椎名さんの本、美味しいものばかりですね、困ります、こういうのを読んでしまうと、食べたくなってしまいます、爆〜

シュベルトのピアノ・ソナタ、奥が深いですね、良い演奏も数多いですし〜。アンスネスの演奏、私も気になっているんですが、まだ未聴です、近いうちに聴いてみたいですね〜

ミ(`w´彡)
2010.01.31 Sun 08:47 URL [ Edit ]

Re:rudolf2006さん、こんにちは。 - 管理人:芳野達司

いつもコメントをありがとうございます。

椎名のエッセイに酒は欠かせませんが、この本のネタはホントに酒ばかりです。こういうものを読んでしまうと、とりあえず呑まなきゃ始まらんということで自分を納得させています。

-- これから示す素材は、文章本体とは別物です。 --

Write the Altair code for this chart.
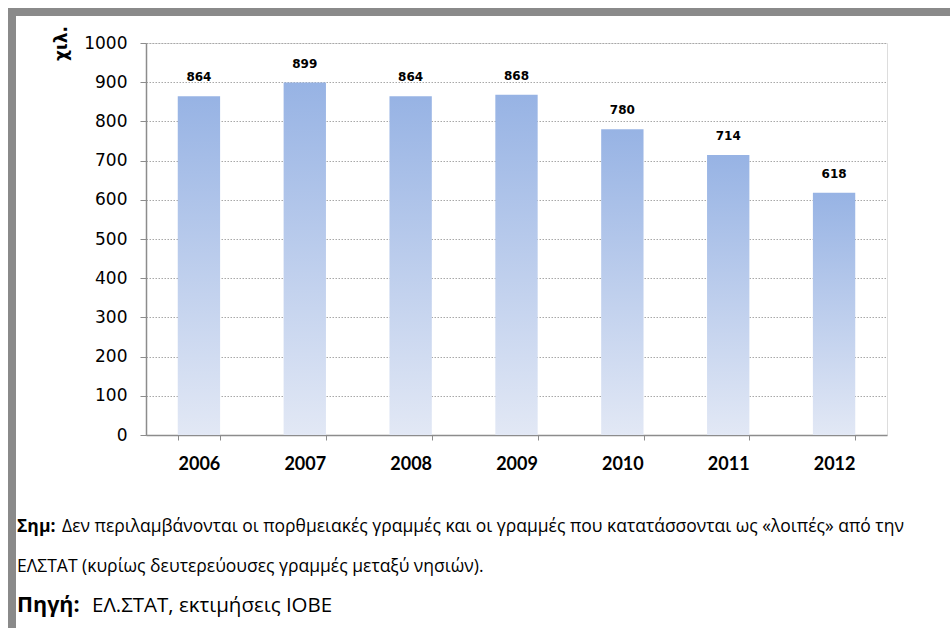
import altair as alt
import pandas as pd

years = ["2006", "2007", "2008", "2009", "2010", "2011", "2012"]
values = [864, 899, 864, 868, 780, 714, 618]
y_ticks = [0, 100, 200, 300, 400, 500, 600, 700, 800, 900, 1000]

note_bold = "Σημ:"
note_line1 = "Δεν περιλαμβάνονται οι πορθμειακές γραμμές και οι γραμμές που κατατάσσονται ως «λοιπές» από την"
note_line2 = "ΕΛΣΤΑΤ (κυρίως δευτερεύουσες γραμμές μεταξύ νησιών)."
source_bold = "Πηγή:"
source_text = "ΕΛ.ΣΤΑΤ, εκτιμήσεις ΙΟΒΕ"

df = pd.DataFrame({"year": years, "value": values})

W, H = 741, 392
PL, PT, PR, PB = 146, 43, 63, 193
AXIS_FONT = "DejaVu Sans"
XLAB_FONT = "Lato"
NOTE_FONT = "Open Sans"

x_enc = alt.X("year:N", sort=years, title=None,
              scale=alt.Scale(paddingInner=0.6, paddingOuter=0.3),
              axis=alt.Axis(labelAngle=0, labelFont=XLAB_FONT, labelFontSize=18,
                            labelFontWeight="bold", labelColor="#000000", labelPadding=15,
                            tickBand="extent", tickSize=5, tickColor="#8c8c8c",
                            domainColor="#8c8c8c", domainWidth=1.5, grid=False))
y_enc = alt.Y("value:Q", title="χιλ.",
              scale=alt.Scale(domain=[0, 1000], nice=False),
              axis=alt.Axis(values=y_ticks, tickCount=len(y_ticks) + 1, format="d",
                            labelOverlap=False,
                            labelFont=AXIS_FONT, labelFontSize=17,
                            labelColor="#000000", labelPadding=13, tickSize=6,
                            tickColor="#8c8c8c", domainColor="#8c8c8c", domainWidth=1.5,
                            grid=True, gridColor="#a8a8a8", gridDash=[1.5, 1.5], gridWidth=1,
                            titleFont=AXIS_FONT, titleFontSize=17, titleFontWeight="bold",
                            titleColor="#000000", titleAngle=270, titleAlign="center",
                            titleBaseline="middle", titleX=-85, titleY=0))

bars = alt.Chart(df).mark_bar(
    color=alt.Gradient(gradient="linear",
                       stops=[alt.GradientStop(color="#97b3e4", offset=0),
                              alt.GradientStop(color="#e2e8f5", offset=1)],
                       x1=0, x2=0, y1=0, y2=1)
).encode(x=x_enc, y=y_enc)

labels = alt.Chart(df).mark_text(
    dy=-19, font=AXIS_FONT, fontSize=12, fontWeight="bold", color="#000000"
).encode(x=x_enc, y=y_enc, text="value:Q")

def txt(s, x, y, size, weight="normal"):
    return alt.Chart(pd.DataFrame({"t": [s]})).mark_text(
        align="left", baseline="middle", font=NOTE_FONT, fontSize=size,
        fontWeight=weight, color="#000000"
    ).encode(x=alt.value(x), y=alt.value(y), text="t:N")

notes = (txt(note_bold, -129, 484, 17.5, "bold")
         + txt(note_line1, -84, 484, 17.5)
         + txt(note_line2, -129, 524, 17.5)
         + txt(source_bold, -129, 563, 21.5, "bold")
         + txt(source_text, -54, 563, 20.5))

frame_df = pd.DataFrame({"k": [0]})
top_rule = alt.Chart(frame_df).mark_rule(color="#8a8a8a", strokeWidth=8).encode(
    x=alt.value(-138), x2=alt.value(804), y=alt.value(-31))
left_rule = alt.Chart(frame_df).mark_rule(color="#8a8a8a", strokeWidth=8).encode(
    x=alt.value(-134), y=alt.value(-35), y2=alt.value(585))

chart = alt.layer(bars, labels, notes, top_rule, left_rule).properties(
    width=W, height=H,
    autosize=alt.AutoSizeParams(type="none"),
    padding={"left": PL, "top": PT, "right": PR, "bottom": PB},
).configure_view(stroke=None).configure(background="#ffffff")

chart.save("out.html", embed_options={"renderer": "svg", "actions": False})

アンスネスのピアノはよく考え込まれたデリケートなものではないかと感じます。微妙な強弱のつけかたやテンポのゆれにセンスを感じます。これはいい演奏です。
2010.01.31 16:14

無題 - リベラ33

椎名誠は面白いですね。一時そうとう読んだことがあります。エッセイはたぶんほとんど読んでいますよ。
氏の小説はエッセイに比べてもうひとつかな、と思っていたのですが、「アド・バード」という作品は面白かったです。長い作品ですが、また機会あったら読みたいものです。
2010.01.31 Sun 10:58 [ Edit ]

Re:リベラ33さん、こんにちは。 - 管理人:芳野達司

いつもコメントをありがとうございます。

食べ物のエッセイで、野菜のなかで誰が一番偉いかを決めるというものがあって、それが強烈に印象に残っています。野菜のトーナメント表には笑いました。たしか、キャベツや白菜を抑えてタマネギが優勝したかと。
椎名の小説はサラリーマンものを何冊か読みました。SFも定評があるようですね。
2010.01.31 16:22

無題 - sweetbrier

こんにちは。お久しぶりです。
アンスネスは、私の好きなピアニストです。グールドとはまた違った、柔らかな叙情が垣間見えるところが特に。

吉田さんが書いておられるの読んで、私の持っているそういう印象を書いてみたくなり、出てきました。

> 常識の範囲内で美しい。しごくまっとうな、21世紀の正しい(?)ピアノである

ソナタや協奏曲を構造的に把握できない私にも、メロディーとか和声とか、短いフレーズが内包する気分とかを、さくっと切り取って置いてくれるような演奏です。
2010.01.31 Sun 12:19 URL [ Edit ]

Re:sweetbrierさん、こんにちは。 - 管理人:芳野達司

お久しぶりでございます。

以前にアンスネスのことをsweetbrierさんが書かれていたので気になっておりました。シューベルトを聴いたところ、すごく繊細なピアノを弾く人ですね。
音の按配がじつに微妙で独特の広がりを感じます。

>ソナタや協奏曲を構造的に把握できない私にも、メロディーとか和声とか、短いフレーズが内包する気分とかを、さくっと切り取って置いてくれるような演奏です。

同感です。感覚的にも優れたものじゃないかと思います。